▶ DATA PROVIDED
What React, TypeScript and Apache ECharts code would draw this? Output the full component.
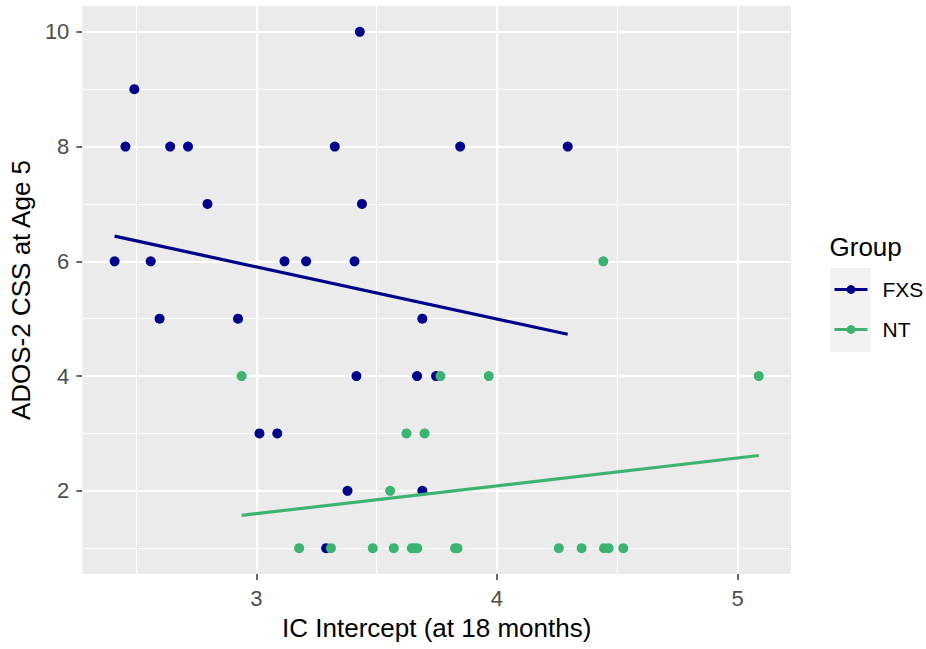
import React, { useEffect, useRef } from "react";
import * as echarts from "echarts";

// FXS group (IC intercept at 18 months, ADOS-2 CSS at age 5)
const fxsX = [2.411, 2.456, 2.493, 2.561, 2.598, 2.642, 2.716, 2.797, 2.924, 3.013, 3.087, 3.117, 3.207, 3.326, 3.408, 3.416, 3.43, 3.439, 3.379, 3.29, 3.668, 3.69, 3.69, 3.747, 3.847, 4.294];
const fxsY = [6, 8, 9, 6, 5, 8, 8, 7, 5, 3, 3, 6, 6, 8, 6, 4, 10, 7, 2, 1, 4, 5, 2, 4, 8, 8];

// NT group
const ntX = [2.939, 3.765, 3.966, 5.088, 4.442, 3.624, 3.699, 3.556, 3.178, 3.31, 3.484, 3.571, 3.646, 3.656, 3.669, 3.826, 3.836, 4.257, 4.352, 4.445, 4.464, 4.525];
const ntY = [4, 4, 4, 4, 6, 3, 3, 2, 1, 1, 1, 1, 1, 1, 1, 1, 1, 1, 1, 1, 1, 1];

// fitted linear trend lines (endpoints over each group's x range)
const fxsFitX = [2.411, 4.294];
const fxsFitY = [6.438, 4.728];
const ntFitX = [2.939, 5.088];
const ntFitY = [1.572, 2.615];

// axes
const xTicks = [3, 4, 5];
const xMinor = [2.5, 3.5, 4.5];
const yTicks = [2, 4, 6, 8, 10];
const yMinor = [1, 3, 5, 7, 9];
const xRange = [2.277, 5.222];
const yRange = [0.55, 10.45];

const groups = ["FXS", "NT"];
const colors = ["#00008B", "#3CB371"];

const FONT = "'Liberation Sans', Arial, Helvetica, sans-serif";

const zip = (xs: number[], ys: number[]) => xs.map((x, i) => [x, ys[i]]);

export default function App() {
  const ref = useRef<HTMLDivElement>(null);
  useEffect(() => {
    if (!ref.current) return;
    const chart = echarts.init(ref.current, null, { renderer: "svg" });
    const gridLines = [
      ...xTicks.map((v) => ({ xAxis: v, lineStyle: { width: 2.2 } })),
      ...xMinor.map((v) => ({ xAxis: v, lineStyle: { width: 1.1 } })),
      ...yTicks.map((v) => ({ yAxis: v, lineStyle: { width: 2.2 } })),
      ...yMinor.map((v) => ({ yAxis: v, lineStyle: { width: 1.1 } })),
    ];
    chart.setOption({
      animation: false,
      backgroundColor: "#FFFFFF",
      textStyle: { fontFamily: FONT },
      grid: {
        left: 81,
        top: 6,
        width: 710,
        height: 568,
        show: true,
        backgroundColor: "#EBEBEB",
        borderWidth: 0,
      },
      xAxis: {
        type: "value",
        min: xRange[0],
        max: xRange[1],
        name: "IC Intercept (at 18 months)",
        nameLocation: "middle",
        nameGap: 41,
        nameTextStyle: { fontSize: 26, color: "#000000", fontFamily: FONT },
        axisLine: { show: false },
        splitLine: { show: false },
        axisTick: {
          show: true,
          length: 6,
          customValues: xTicks,
          lineStyle: { color: "#333333", width: 1.5 },
        },
        axisLabel: {
          customValues: xTicks,
          fontSize: 22,
          color: "#4D4D4D",
          margin: 13,
          fontFamily: FONT,
        },
      },
      yAxis: {
        type: "value",
        min: yRange[0],
        max: yRange[1],
        name: "ADOS-2 CSS at Age 5",
        nameLocation: "middle",
        nameRotate: 90,
        nameGap: 44,
        nameTextStyle: { fontSize: 26, color: "#000000", fontFamily: FONT },
        axisLine: { show: false },
        splitLine: { show: false },
        axisTick: {
          show: true,
          length: 6,
          customValues: yTicks,
          lineStyle: { color: "#333333", width: 1.5 },
        },
        axisLabel: {
          customValues: yTicks,
          fontSize: 22,
          color: "#4D4D4D",
          margin: 13,
          fontFamily: FONT,
        },
      },
      legend: {
        orient: "vertical",
        left: 833,
        top: 279,
        padding: 0,
        itemWidth: 33,
        itemHeight: 11,
        itemGap: 19,
        selectedMode: false,
        data: groups,
        lineStyle: { width: 3 },
        textStyle: { fontSize: 21, color: "#000000", fontFamily: FONT, padding: [0, 0, 0, 10] },
      },
      graphic: [
        {
          type: "rect",
          left: 830,
          top: 268,
          shape: { width: 41, height: 84 },
          style: { fill: "#F2F2F2" },
          z: -1,
        },
        {
          type: "text",
          left: 829.5,
          top: 234,
          style: { text: "Group", fontSize: 26, fill: "#000000", fontFamily: FONT },
        },
      ],
      series: [
        {
          name: groups[0],
          type: "line",
          data: zip(fxsFitX, fxsFitY),
          showSymbol: false,
          symbol: "circle",
          symbolSize: 10,
          lineStyle: { color: colors[0], width: 3.2 },
          itemStyle: { color: colors[0] },
          z: 4,
          silent: true,
        },
        {
          name: groups[1],
          type: "line",
          data: zip(ntFitX, ntFitY),
          showSymbol: false,
          symbol: "circle",
          symbolSize: 10,
          lineStyle: { color: colors[1], width: 3.2 },
          itemStyle: { color: colors[1] },
          z: 4,
          silent: true,
        },
        {
          name: groups[0],
          type: "scatter",
          data: zip(fxsX, fxsY),
          symbolSize: 10,
          itemStyle: { color: colors[0], opacity: 1 },
          z: 3,
        },
        {
          name: groups[1],
          type: "scatter",
          data: zip(ntX, ntY),
          symbolSize: 10,
          itemStyle: { color: colors[1], opacity: 1 },
          z: 3,
        },
        {
          name: "grid",
          type: "line",
          data: [],
          z: 1,
          silent: true,
          markLine: {
            silent: true,
            z: 1,
            symbol: ["none", "none"],
            label: { show: false },
            lineStyle: { color: "#FFFFFF", type: "solid" },
            emphasis: { disabled: true },
            data: gridLines,
          },
        },
      ],
    });
    return () => chart.dispose();
  }, []);
  return (
    <div
      ref={ref}
      style={{ position: "fixed", left: 0, top: 0, width: 926, height: 649, background: "#FFFFFF" }}
    />
  );
}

▶ THE REQUEST
Restate exactly, please, only the lines between the start of the data and the line containing "import * as", both ends included, skipping the pictures.

▶ FINISHED EXERCISE
What React, TypeScript and Apache ECharts code would draw this? Output the full component.
import React, { useEffect, useRef } from "react";
import * as echarts from "echarts";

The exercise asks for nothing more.